March 2014 . India . Himalayas
Spontaneous to India, to outwit the mystical looking goonch? Of course! So we planned our first trip to India in short time. Sunny weather is fine, to catch a goonch catfish a great prospect, but what are we knowing actually about India? It was called the country of contrasts – beautiful and horrible at the same time. Nature, animals and clothing in bright colours, sun, silence, many different religions, temples, national parks, gold, industry, boom of economy, population growth, democracy, rape, violence, poverty… what could we also expect to see there? We decided to travel to India without any prejudices. Gerry, who traveled with us and spend one year before some time fishing for goonch in India, inspired us already at the planning time with his anticipation!
So hurry up into the plane and indeed we landed with our entire luggage in Delhi. The view from the sky to the sleeping megacity was gigantic. In all cardinal directions the lights extended to the horizon. So we let the big city with our driver still in darkness behind us, we wanted to be in nature, at the river. On the streets was a big hustle – trucks, cars, horse-drawn buggies, animals, men, women, children. Was that normal? Did the Indian people not sleep? After more than 30 hours travelling we arrived at last at the water. After having caught the first Mahseer as baitfish we totally exhausted, but satisfied and being of good cheer laid out our rods at the last light of the day. The catfish were not hungry and we had a good sleep.
The next day started with a perfect breakfast at warm temperatures outside and in front of our base camp tent, which was equipped with the perfect field kitchen of our good-humored cook Hukam. He also was sleeping inside together with our driver and our Helper Sandy. Depending on the pool we had chosen on our map and wanted to fish, this big yellow tent was build up next to us. Sometimes direct at our small tents at the river, other times half a mile away. Reliant on the character of the stony bank. Kamal, our guide, was all the time with us at the water. Saturated had to fish most time at day for mahseer, which was not different all the other days.
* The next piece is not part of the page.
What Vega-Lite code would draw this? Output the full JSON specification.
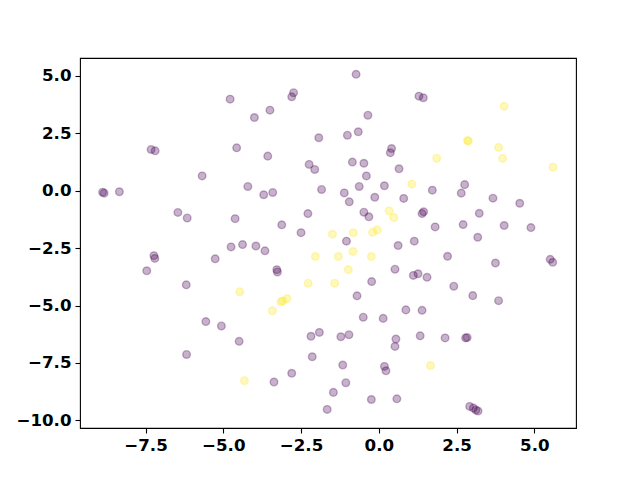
{
  "$schema": "https://vega.github.io/schema/vega-lite/v6.json",
  "autosize": "none",
  "width": 496,
  "height": 370,
  "padding": {"left": 80, "top": 58, "right": 64, "bottom": 52},
  "background": "white",
  "config": {
    "view": {"stroke": "black", "strokeWidth": 1.1},
    "axis": {
      "grid": false,
      "domain": false,
      "labelFont": "DejaVu Sans",
      "labelFontWeight": "bold",
      "labelFontSize": 16.67,
      "labelColor": "black",
      "tickColor": "black",
      "tickSize": 5,
      "tickWidth": 1.1,
      "labelPadding": 4,
      "title": null
    }
  },
  "data": {
    "values": [
      {"x": -4.78, "y": 3.98, "c": 0},
      {"x": -7.32, "y": 1.79, "c": 0},
      {"x": -7.19, "y": 1.73, "c": 0},
      {"x": -4.57, "y": 1.86, "c": 0},
      {"x": -5.68, "y": 0.64, "c": 0},
      {"x": -4.21, "y": 0.18, "c": 0},
      {"x": -8.88, "y": -0.07, "c": 0},
      {"x": -8.83, "y": -0.11, "c": 0},
      {"x": -8.34, "y": -0.05, "c": 0},
      {"x": -6.46, "y": -0.95, "c": 0},
      {"x": -6.16, "y": -1.19, "c": 0},
      {"x": -4.62, "y": -1.22, "c": 0},
      {"x": -4.75, "y": -2.45, "c": 0},
      {"x": -4.38, "y": -2.35, "c": 0},
      {"x": -0.73, "y": 5.06, "c": 0},
      {"x": -2.74, "y": 4.26, "c": 0},
      {"x": -2.8, "y": 4.08, "c": 0},
      {"x": -3.5, "y": 3.5, "c": 0},
      {"x": -4.0, "y": 3.18, "c": 0},
      {"x": -0.35, "y": 3.28, "c": 0},
      {"x": -1.93, "y": 2.3, "c": 0},
      {"x": -1.01, "y": 2.41, "c": 0},
      {"x": -0.66, "y": 2.56, "c": 0},
      {"x": -3.57, "y": 1.5, "c": 0},
      {"x": 0.41, "y": 1.83, "c": 0},
      {"x": 0.37, "y": 1.65, "c": 0},
      {"x": 0.65, "y": 0.95, "c": 0},
      {"x": -0.85, "y": 1.24, "c": 0},
      {"x": -0.48, "y": 1.19, "c": 0},
      {"x": -2.24, "y": 1.14, "c": 0},
      {"x": -2.06, "y": 0.92, "c": 0},
      {"x": -0.4, "y": 0.64, "c": 0},
      {"x": -3.7, "y": -0.18, "c": 0},
      {"x": -3.41, "y": -0.08, "c": 0},
      {"x": -1.84, "y": 0.05, "c": 0},
      {"x": -0.63, "y": 0.18, "c": 0},
      {"x": 0.18, "y": 0.21, "c": 0},
      {"x": -1.11, "y": -0.1, "c": 0},
      {"x": -0.95, "y": -0.49, "c": 0},
      {"x": -0.13, "y": -0.29, "c": 0},
      {"x": 0.8, "y": -0.34, "c": 0},
      {"x": -2.28, "y": -1.0, "c": 0},
      {"x": -0.48, "y": -0.94, "c": 0},
      {"x": -0.32, "y": -1.14, "c": 0},
      {"x": -3.12, "y": -1.49, "c": 0},
      {"x": -2.5, "y": -1.83, "c": 0},
      {"x": -1.04, "y": -2.2, "c": 0},
      {"x": 0.62, "y": -2.39, "c": 0},
      {"x": 1.14, "y": -2.2, "c": 0},
      {"x": -3.95, "y": -2.41, "c": 0},
      {"x": -3.66, "y": -2.62, "c": 0},
      {"x": 1.29, "y": 4.11, "c": 0},
      {"x": 1.43, "y": 4.04, "c": 0},
      {"x": 1.72, "y": 0.02, "c": 0},
      {"x": 2.76, "y": 0.26, "c": 0},
      {"x": 2.65, "y": -0.11, "c": 0},
      {"x": 3.67, "y": -0.33, "c": 0},
      {"x": 4.53, "y": -0.55, "c": 0},
      {"x": 1.44, "y": -0.92, "c": 0},
      {"x": 1.39, "y": -1.0, "c": 0},
      {"x": 3.23, "y": -0.99, "c": 0},
      {"x": 1.81, "y": -1.58, "c": 0},
      {"x": 2.71, "y": -1.48, "c": 0},
      {"x": 4.03, "y": -1.52, "c": 0},
      {"x": 4.89, "y": -1.61, "c": 0},
      {"x": 3.18, "y": -2.03, "c": 0},
      {"x": -7.23, "y": -2.83, "c": 0},
      {"x": -7.2, "y": -2.95, "c": 0},
      {"x": -7.46, "y": -3.49, "c": 0},
      {"x": -5.26, "y": -2.97, "c": 0},
      {"x": -6.19, "y": -4.1, "c": 0},
      {"x": -5.56, "y": -5.7, "c": 0},
      {"x": -5.06, "y": -5.89, "c": 0},
      {"x": -4.49, "y": -6.56, "c": 0},
      {"x": -6.18, "y": -7.13, "c": 0},
      {"x": -3.28, "y": -3.44, "c": 0},
      {"x": -3.26, "y": -3.54, "c": 0},
      {"x": 0.52, "y": -3.42, "c": 0},
      {"x": 1.11, "y": -3.69, "c": 0},
      {"x": 1.26, "y": -3.62, "c": 0},
      {"x": -0.23, "y": -3.96, "c": 0},
      {"x": -0.7, "y": -4.58, "c": 0},
      {"x": 0.87, "y": -5.19, "c": 0},
      {"x": -0.5, "y": -5.51, "c": 0},
      {"x": 0.14, "y": -5.56, "c": 0},
      {"x": -2.18, "y": -6.34, "c": 0},
      {"x": -1.91, "y": -6.17, "c": 0},
      {"x": -1.22, "y": -6.36, "c": 0},
      {"x": -0.96, "y": -6.27, "c": 0},
      {"x": 0.55, "y": -6.46, "c": 0},
      {"x": 0.52, "y": -6.78, "c": 0},
      {"x": -2.14, "y": -7.23, "c": 0},
      {"x": -1.16, "y": -7.59, "c": 0},
      {"x": 0.18, "y": -7.65, "c": 0},
      {"x": 0.23, "y": -7.84, "c": 0},
      {"x": -3.37, "y": -8.33, "c": 0},
      {"x": -2.8, "y": -7.95, "c": 0},
      {"x": -1.06, "y": -8.36, "c": 0},
      {"x": -1.46, "y": -8.78, "c": 0},
      {"x": -0.24, "y": -9.09, "c": 0},
      {"x": 0.58, "y": -9.06, "c": 0},
      {"x": -1.66, "y": -9.52, "c": 0},
      {"x": 2.21, "y": -2.86, "c": 0},
      {"x": 3.75, "y": -3.15, "c": 0},
      {"x": 5.51, "y": -2.99, "c": 0},
      {"x": 5.59, "y": -3.12, "c": 0},
      {"x": 1.55, "y": -3.77, "c": 0},
      {"x": 2.41, "y": -4.16, "c": 0},
      {"x": 3.02, "y": -4.57, "c": 0},
      {"x": 3.85, "y": -4.79, "c": 0},
      {"x": 1.39, "y": -5.21, "c": 0},
      {"x": 1.33, "y": -6.32, "c": 0},
      {"x": 2.13, "y": -6.41, "c": 0},
      {"x": 2.79, "y": -6.41, "c": 0},
      {"x": 2.84, "y": -6.39, "c": 0},
      {"x": 2.92, "y": -9.39, "c": 0},
      {"x": 3.04, "y": -9.46, "c": 0},
      {"x": 3.12, "y": -9.55, "c": 0},
      {"x": 3.19, "y": -9.59, "c": 0},
      {"x": 1.06, "y": 0.28, "c": 1},
      {"x": 0.33, "y": -0.88, "c": 1},
      {"x": 0.48, "y": -1.17, "c": 1},
      {"x": -1.49, "y": -1.9, "c": 1},
      {"x": -0.82, "y": -1.83, "c": 1},
      {"x": -0.2, "y": -1.81, "c": 1},
      {"x": -0.05, "y": -1.71, "c": 1},
      {"x": 4.03, "y": 3.67, "c": 1},
      {"x": 2.85, "y": 2.18, "c": 1},
      {"x": 2.88, "y": 2.16, "c": 1},
      {"x": 3.85, "y": 1.88, "c": 1},
      {"x": 1.86, "y": 1.41, "c": 1},
      {"x": 3.98, "y": 1.4, "c": 1},
      {"x": 5.6, "y": 1.02, "c": 1},
      {"x": -4.47, "y": -4.4, "c": 1},
      {"x": -4.32, "y": -8.27, "c": 1},
      {"x": -2.04, "y": -2.87, "c": 1},
      {"x": -1.3, "y": -2.87, "c": 1},
      {"x": -0.83, "y": -2.65, "c": 1},
      {"x": -0.24, "y": -2.87, "c": 1},
      {"x": -0.98, "y": -3.44, "c": 1},
      {"x": -2.27, "y": -4.03, "c": 1},
      {"x": -1.42, "y": -4.03, "c": 1},
      {"x": -3.15, "y": -4.84, "c": 1},
      {"x": -3.09, "y": -4.8, "c": 1},
      {"x": -2.95, "y": -4.7, "c": 1},
      {"x": -3.42, "y": -5.23, "c": 1},
      {"x": 1.66, "y": -7.61, "c": 1}
    ]
  },
  "mark": {"type": "point", "shape": "circle", "filled": true, "size": 58, "fillOpacity": 0.3, "strokeOpacity": 0.3, "strokeWidth": 1.4},
  "encoding": {
    "x": {
      "field": "x", "type": "quantitative",
      "scale": {"domain": [-9.606, 6.339], "nice": false, "zero": false},
      "axis": {"values": [-7.5, -5, -2.5, 0, 2.5, 5], "format": ".1f"}
    },
    "y": {
      "field": "y", "type": "quantitative",
      "scale": {"domain": [-10.33, 5.77], "nice": false, "zero": false},
      "axis": {"values": [-10, -7.5, -5, -2.5, 0, 2.5, 5], "format": ".1f"}
    },
    "color": {
      "field": "c", "type": "nominal",
      "scale": {"domain": [0, 1], "range": ["#440154", "#fde725"]},
      "legend": null
    },
    "stroke": {
      "field": "c", "type": "nominal",
      "scale": {"domain": [0, 1], "range": ["#440154", "#fde725"]},
      "legend": null
    }
  }
}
Only that early riser Gerry started to fish sometimes before breakfast. Generally the fishing for small mahseer was a big challenge, and it was not easy to have fresh baits during the entire trip.
When we had no bite in two nights we moved on. Even if one place at the water was more breathtaking then another and we thought all the time it could not get more beautiful, nature offered numerous diversity and incomparably variety again. So we were motivated to endure many sweaty and hard hiking walks through hills and rocks. We were deeply grateful and happy for the help of our Indian team carrying the camp, luggage and equipment. When we had to manage long tracks, our Guide called by cellphone more people from the local villages and we got the help of women carrying luggage or from the horsemen with their horses. Normally they transported with the help of their horses sand from the river to build up houses.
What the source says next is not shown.